"""

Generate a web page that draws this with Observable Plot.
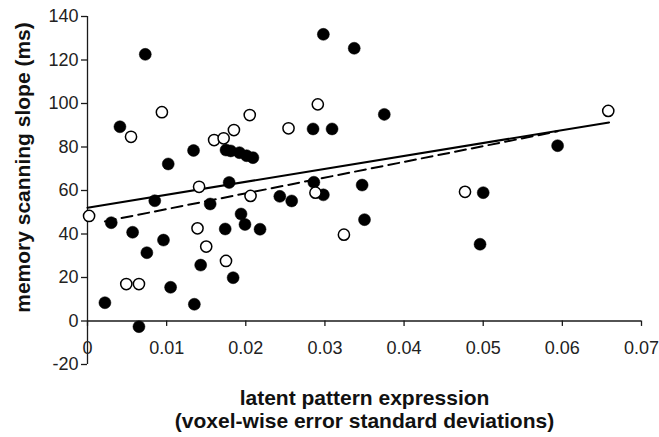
<!DOCTYPE html>
<html>
<head>
<meta charset="utf-8">
<script src="https://cdn.jsdelivr.net/npm/d3@7"></script>
<script src="https://cdn.jsdelivr.net/npm/@observablehq/plot@0.6"></script>
<style>
  html, body { margin: 0; padding: 0; background: white; }
</style>
</head>
<body>
<div id="chart"></div>
<script>
// Filled circles
const filledX = [0.0022, 0.0030, 0.0041, 0.0057, 0.0065, 0.0073, 0.0075, 0.0085, 0.0096, 0.0102,
                 0.0105, 0.0134, 0.0135, 0.0143, 0.0155, 0.0174, 0.0175, 0.0179, 0.0181, 0.0184,
                 0.0194, 0.0192, 0.0199, 0.0201, 0.0209, 0.0218, 0.0243, 0.0258, 0.0285, 0.0286,
                 0.0298, 0.0298, 0.0309, 0.0337, 0.0347, 0.0350, 0.0375, 0.0496, 0.0500, 0.0594];
const filledY = [8.4, 45.2, 89.3, 40.8, -2.6, 122.6, 31.4, 55.3, 37.2, 72.2,
                 15.5, 78.4, 7.7, 25.7, 53.8, 42.3, 78.6, 63.7, 78.2, 19.9,
                 49.2, 77.4, 44.4, 76.0, 75.1, 42.2, 57.3, 55.2, 88.3, 63.8,
                 58.0, 131.8, 88.3, 125.4, 62.5, 46.6, 95.0, 35.3, 59.0, 80.6];
// Open circles
const openX = [0.0002, 0.0049, 0.0055, 0.0065, 0.0094, 0.0139, 0.0141, 0.0150, 0.0160, 0.0172,
               0.0175, 0.0185, 0.0205, 0.0206, 0.0254, 0.0288, 0.0291, 0.0324, 0.0477, 0.0658];
const openY = [48.3, 17.0, 84.7, 17.0, 96.0, 42.6, 61.7, 34.2, 83.2, 84.0,
               27.6, 87.8, 94.7, 57.5, 88.6, 59.0, 99.6, 39.7, 59.4, 96.6];
// Regression lines (end points)
const fitAllX = [0.0, 0.0659];
const fitAllY = [52.1, 91.3];
const fitFilledX = [0.0022, 0.0594];
const fitFilledY = [45.8, 87.2];
// Ticks
const xTicks = [0, 0.01, 0.02, 0.03, 0.04, 0.05, 0.06, 0.07];
const yTicks = [-20, 0, 20, 40, 60, 80, 100, 120, 140];
const xTickLabels = ["0", "0.01", "0.02", "0.03", "0.04", "0.05", "0.06", "0.07"];
const yTickLabels = ["-20", "0", "20", "40", "60", "80", "100", "120", "140"];
const yTitle = "memory scanning slope (ms)";
const xTitle = "latent pattern expression\n(voxel-wise error standard deviations)";

const filled = filledX.map((x, i) => ({x, y: filledY[i]}));
const open = openX.map((x, i) => ({x, y: openY[i]}));
const fitAll = fitAllX.map((x, i) => ({x, y: fitAllY[i]}));
const fitFilled = fitFilledX.map((x, i) => ({x, y: fitFilledY[i]}));

const axisColor = "#1a1a1a";

const chart = Plot.plot({
  width: 659,
  height: 437,
  marginLeft: 87,
  marginRight: 18,
  marginTop: 16,
  marginBottom: 73,
  x: {domain: [0, 0.07], axis: null},
  y: {domain: [-20, 140], axis: null},
  style: {fontFamily: "'Liberation Sans', Arial, Helvetica, sans-serif", background: "white", color: "black"},
  marks: [
    Plot.ruleY([0], {x1: 0, x2: 0.07, stroke: axisColor, strokeWidth: 1.3}),
    Plot.ruleX([0], {y1: -20, y2: 140, stroke: axisColor, strokeWidth: 1.3}),
    Plot.ruleX(xTicks, {x: d => d, y1: 0, y2: -2.5, stroke: axisColor, strokeWidth: 1.3}),
    Plot.text(xTicks, {x: d => d, y: 0, dy: 27, text: (d, i) => xTickLabels[i], fontSize: 18, fill: "#222"}),
    Plot.axisY(yTicks, {tickSize: 6, tickPadding: 3, fontSize: 18, label: null,
      tickFormat: d => yTickLabels[yTicks.indexOf(d)], stroke: axisColor, strokeWidth: 1.3, fill: "#222"}),
    Plot.line(fitAll, {x: "x", y: "y", stroke: "black", strokeWidth: 2}),
    Plot.line(fitFilled, {x: "x", y: "y", stroke: "black", strokeWidth: 2, strokeDasharray: "11,6"}),
    Plot.dot(filled, {x: "x", y: "y", r: 6, fill: "black", stroke: "black", strokeWidth: 0.5}),
    Plot.dot(open, {x: "x", y: "y", r: 5.6, fill: "white", stroke: "black", strokeWidth: 1.5}),
    Plot.text([yTitle], {text: d => d, frameAnchor: "left", textAnchor: "middle", dx: -64, dy: -23, rotate: -90,
      fontSize: 21, fontWeight: "bold", fill: "#111"}),
    Plot.text([xTitle], {text: d => d, frameAnchor: "bottom", dy: 24, lineAnchor: "top", lineHeight: 1.1,
      fontSize: 21, fontWeight: "bold", fill: "#111"})
  ]
});
document.getElementById("chart").appendChild(chart);
</script>
</body>
</html>
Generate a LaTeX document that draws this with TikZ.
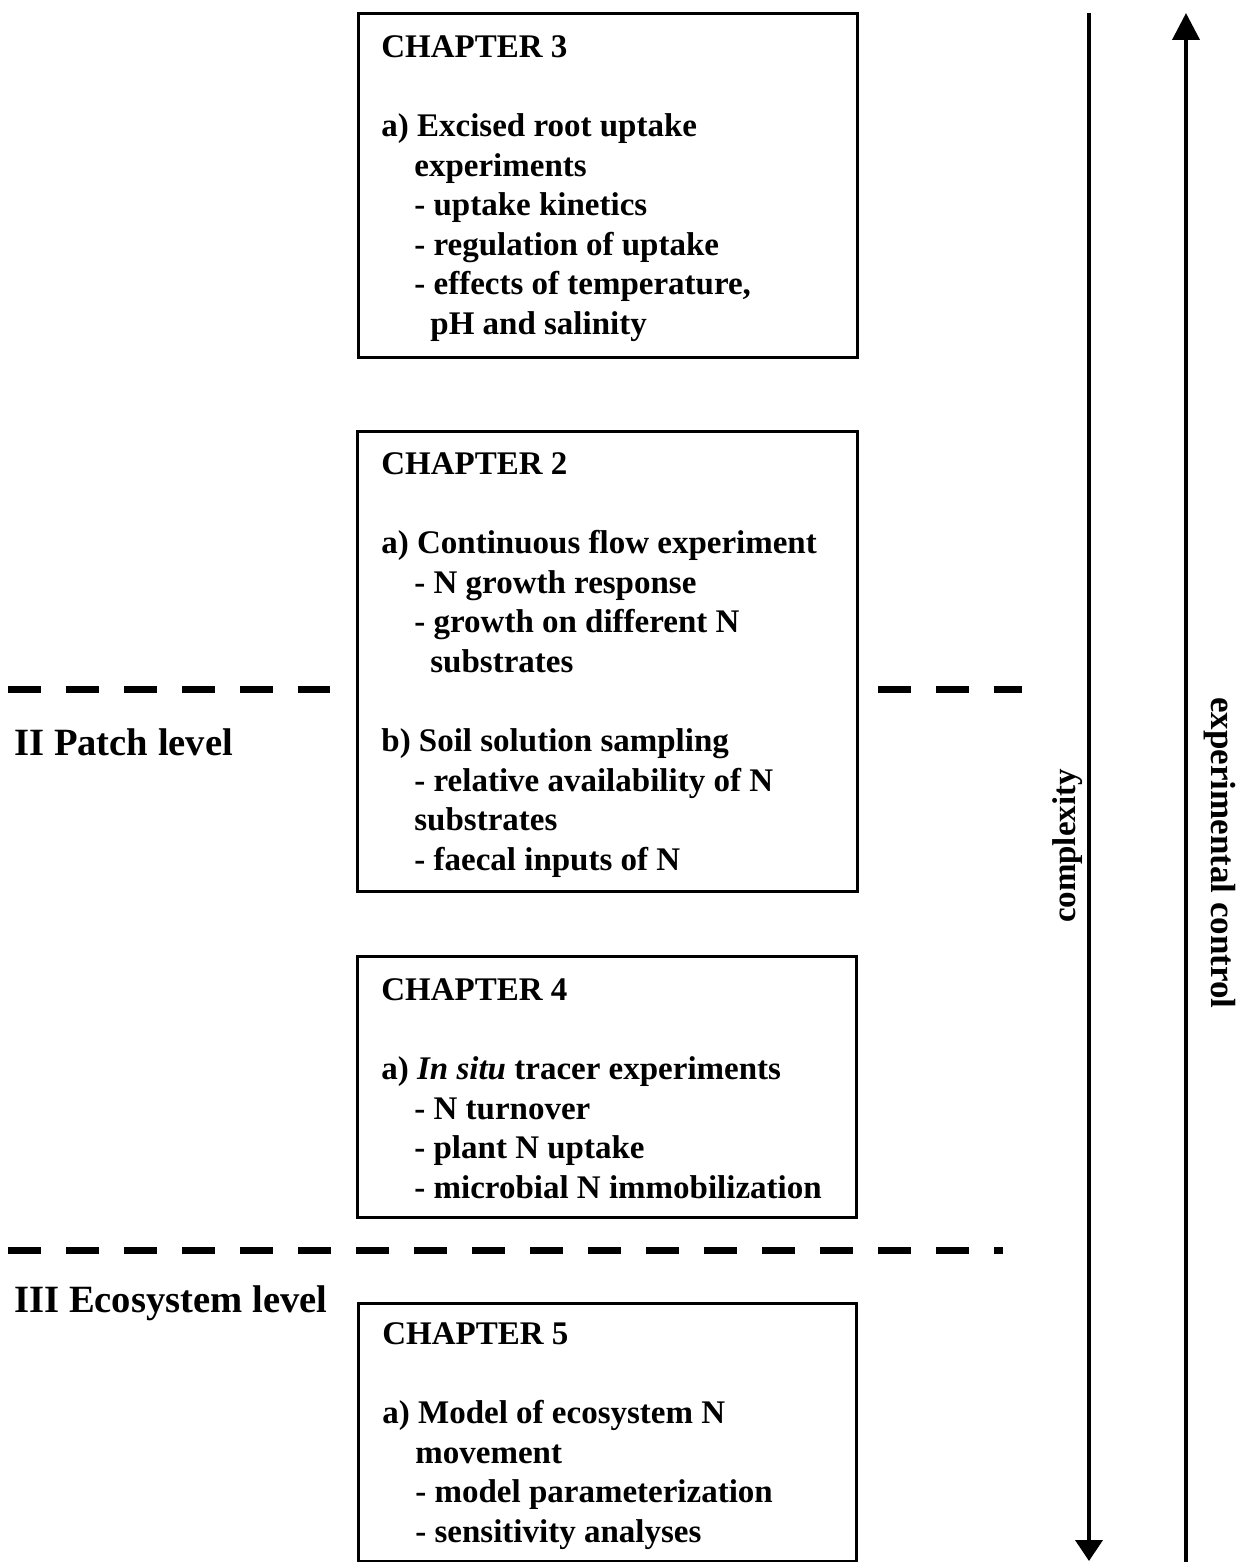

"""

● **GOAL**: Your task is to reproduce the entries above word for word, from the first line through the line with "pattern expression\n(voxel-wise error", and please leave out any pictures.

● **REPLY**:
Generate a web page that draws this with Observable Plot.
<!DOCTYPE html>
<html>
<head>
<meta charset="utf-8">
<script src="https://cdn.jsdelivr.net/npm/d3@7"></script>
<script src="https://cdn.jsdelivr.net/npm/@observablehq/plot@0.6"></script>
<style>
  html, body { margin: 0; padding: 0; background: white; }
</style>
</head>
<body>
<div id="chart"></div>
<script>
// Filled circles
const filledX = [0.0022, 0.0030, 0.0041, 0.0057, 0.0065, 0.0073, 0.0075, 0.0085, 0.0096, 0.0102,
                 0.0105, 0.0134, 0.0135, 0.0143, 0.0155, 0.0174, 0.0175, 0.0179, 0.0181, 0.0184,
                 0.0194, 0.0192, 0.0199, 0.0201, 0.0209, 0.0218, 0.0243, 0.0258, 0.0285, 0.0286,
                 0.0298, 0.0298, 0.0309, 0.0337, 0.0347, 0.0350, 0.0375, 0.0496, 0.0500, 0.0594];
const filledY = [8.4, 45.2, 89.3, 40.8, -2.6, 122.6, 31.4, 55.3, 37.2, 72.2,
                 15.5, 78.4, 7.7, 25.7, 53.8, 42.3, 78.6, 63.7, 78.2, 19.9,
                 49.2, 77.4, 44.4, 76.0, 75.1, 42.2, 57.3, 55.2, 88.3, 63.8,
                 58.0, 131.8, 88.3, 125.4, 62.5, 46.6, 95.0, 35.3, 59.0, 80.6];
// Open circles
const openX = [0.0002, 0.0049, 0.0055, 0.0065, 0.0094, 0.0139, 0.0141, 0.0150, 0.0160, 0.0172,
               0.0175, 0.0185, 0.0205, 0.0206, 0.0254, 0.0288, 0.0291, 0.0324, 0.0477, 0.0658];
const openY = [48.3, 17.0, 84.7, 17.0, 96.0, 42.6, 61.7, 34.2, 83.2, 84.0,
               27.6, 87.8, 94.7, 57.5, 88.6, 59.0, 99.6, 39.7, 59.4, 96.6];
// Regression lines (end points)
const fitAllX = [0.0, 0.0659];
const fitAllY = [52.1, 91.3];
const fitFilledX = [0.0022, 0.0594];
const fitFilledY = [45.8, 87.2];
// Ticks
const xTicks = [0, 0.01, 0.02, 0.03, 0.04, 0.05, 0.06, 0.07];
const yTicks = [-20, 0, 20, 40, 60, 80, 100, 120, 140];
const xTickLabels = ["0", "0.01", "0.02", "0.03", "0.04", "0.05", "0.06", "0.07"];
const yTickLabels = ["-20", "0", "20", "40", "60", "80", "100", "120", "140"];
const yTitle = "memory scanning slope (ms)";
const xTitle = "latent pattern expression\n(voxel-wise error standard deviations)";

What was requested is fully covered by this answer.